While Sessions acknowledged that some of the allegations were true — including the ugly “disgrace to his race” comment — he denied calling Figures “boy.” But Sen. Howard Metzenbaum, D-Ohio, since deceased, said publicly that he didn’t believe Sessions. The nominee had “changed his statements” from one hearing to another, complained Metzenbaum, because “he fully understood that these statements might cost him his judgeship.” According to the Ohio Democrat, Sessions revised his story about the “disgrace” slur in particular: “Once he said he said it, once he said he didn’t recall saying it, and once he said he didn’t say it … This is a man who is hostile to civil rights organizations and their causes.” Sessions firmly insisted that he was wholly unprejudiced and guilty only of jesting too freely. But Alabama Democrat Howell Heflin, who had initially supported the nomination, ultimately voted no after hearing all the testimony, presumably because he felt that the nominee had been untruthful about himself and his past.

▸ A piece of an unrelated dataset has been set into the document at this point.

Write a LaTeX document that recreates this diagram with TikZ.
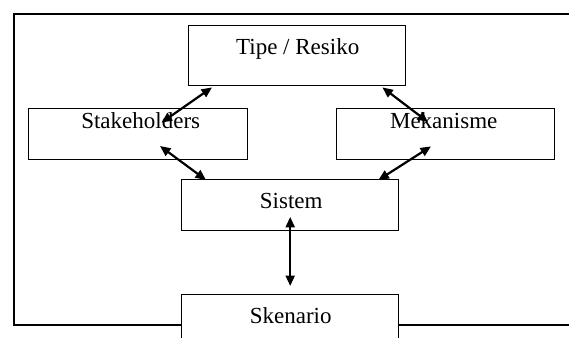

The other loser in the hearing was Iowa Republican Charles Grassley, whose fumbling questioning betrayed a failure to grasp fairly simple questions of procedure about the precedential value of a failure to grant a writ of certiorari—“hornbook law,” as Patrick Leahy remarked. Still more perplexing was Grassley’s assertion that the right to bear arms came not from the Constitution but from God.

Three other senators emerge as winners. One is Arizona Senator Jon Kyl. There’s little on which I would agree with Kyl, policywise. But he demonstrated a fine mastery of the interrogator’s art and something that is fairly rare among members of Congress—the ability to hit an evasive answer back with a finely honed follow-up. Kyl proved the Republicans’ most adept and most effective questioner—a sharp counterpoint to Sessions. If I were picking one of these senators as my own defense counsel, Kyl would be my pick.

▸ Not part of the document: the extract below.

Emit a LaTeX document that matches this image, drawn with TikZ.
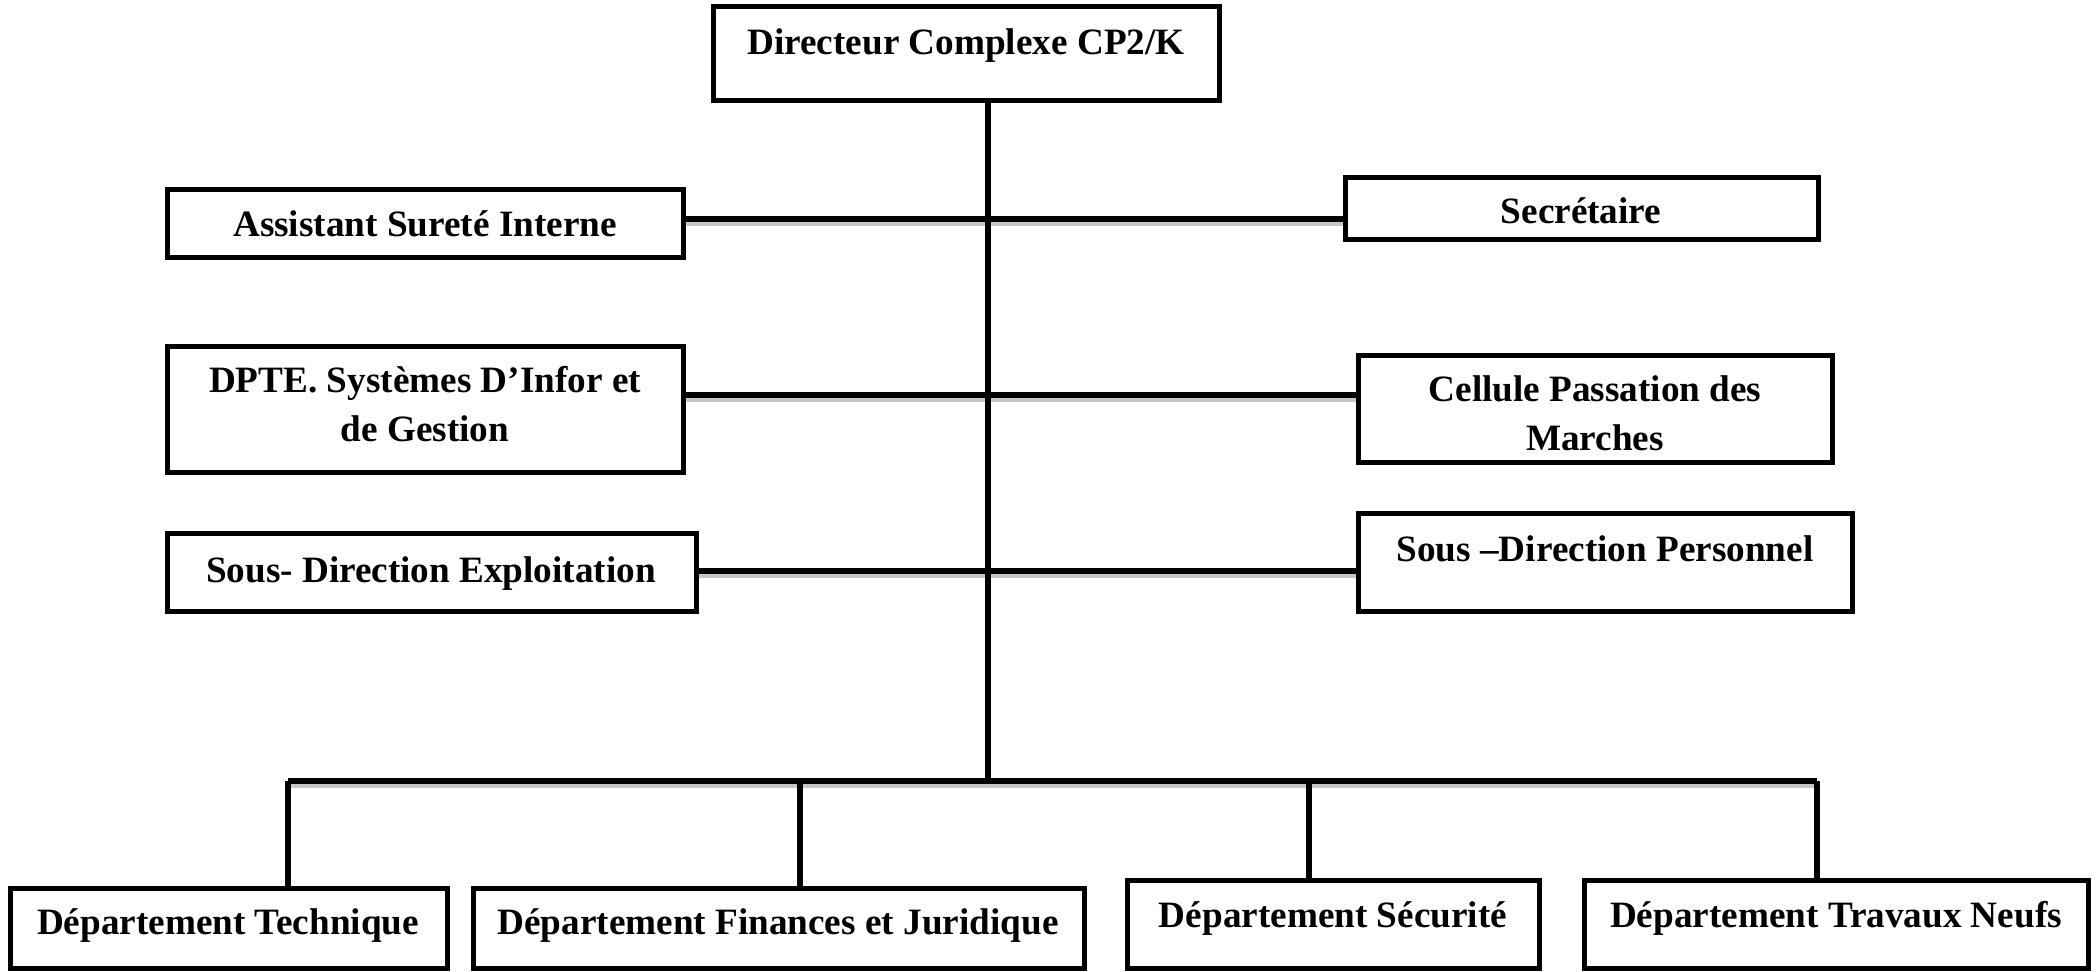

Second, I was impressed by the tenacious, careful questioning of Arlen Specter. He’s leaving the Senate at the end of his current term and has no public to play to. But his questioning showed careful preparation and attention to important details, and his open display of irritation over Kagan’s evasive responses provided an edge that kept the hearings going.

Finally, I applaud Al Franken. Not only did he provide an alternative point of interest during slow points with his skillful doodling, Franken also proved himself an astute student of the Republicans. For years, they have used confirmation hearings to take their digs at their least favorite judges and judicial policies. Franken has responded in kind, taking a deep look at the Roberts court’s strange biases in favor of business and against labor and its innate hostility to business regulation. Who are those “activist judges” that Sessions complained about? Franken makes a persuasive case that they’re precisely the judges Sessions is so wild about: John Roberts, Sam Alito, Nino Scalia, and Clarence Thomas.